C. A.R.S. § 12-2602.
¶12 In his complaint, Eden "certif[ied] that expert opinion testimony is not necessary to prove the licensed professional's standard of care or liability for this claim." See A.R.S. § 12-2602(A). Because Candelaria's answer did not raise the lack of an expert as an affirmative defense, Eden argues Candelaria waived any objection to lack of an expert. Regardless of whether Candelaria should have challenged the "certification" or otherwise pled the lack of an expert as an affirmative defense, Eden was still required, as a matter of law, to prove causation, including that he would have been successful but for the alleged negligence, and cannot do so without expert testimony.
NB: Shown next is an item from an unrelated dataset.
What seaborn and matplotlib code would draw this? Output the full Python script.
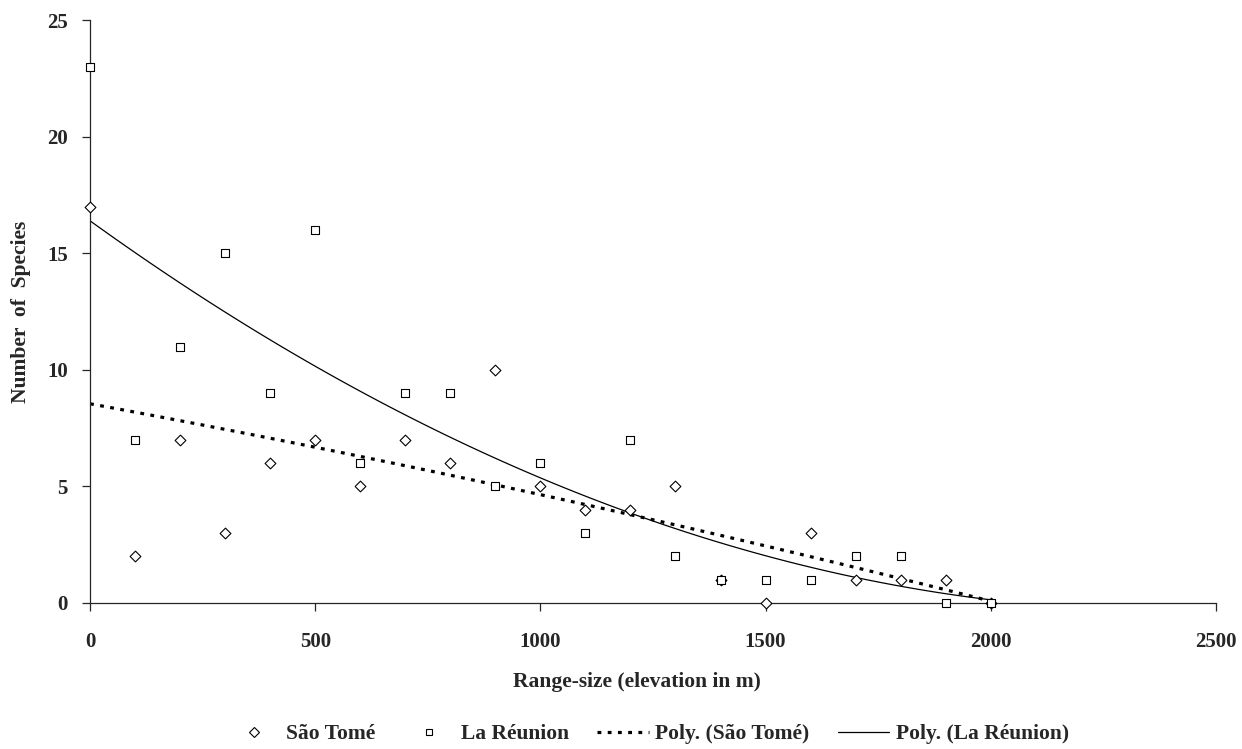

¶13 Eden argues in his reply brief that he be allowed to cure his failure to produce an expert. See A.R.S. § 12-2602(E)-(F). Because Eden did not request additional time to obtain an expert before the court ruled on the motion for summary judgment, see Ariz. R. Civ. P. 56(f), he has waived the issue on appeal.
II. Remaining Issue.
¶14 Eden also argues the superior court erred in denying a motion for default judgment he filed early in the case. However, Eden's failure to clearly argue the issue results in waiver of it. See, e.g., Carrillo v. State, 169 Ariz. 126, 132, 817 P.2d 493, 499 (App. 1991) ("Issues not clearly raised and argued on appeal are waived.").
CONCLUSION
¶15 For the foregoing reasons, we affirm. Further, we award Candelaria his costs on appeal upon compliance with Arizona Rule of Civil Appellate Procedure 21.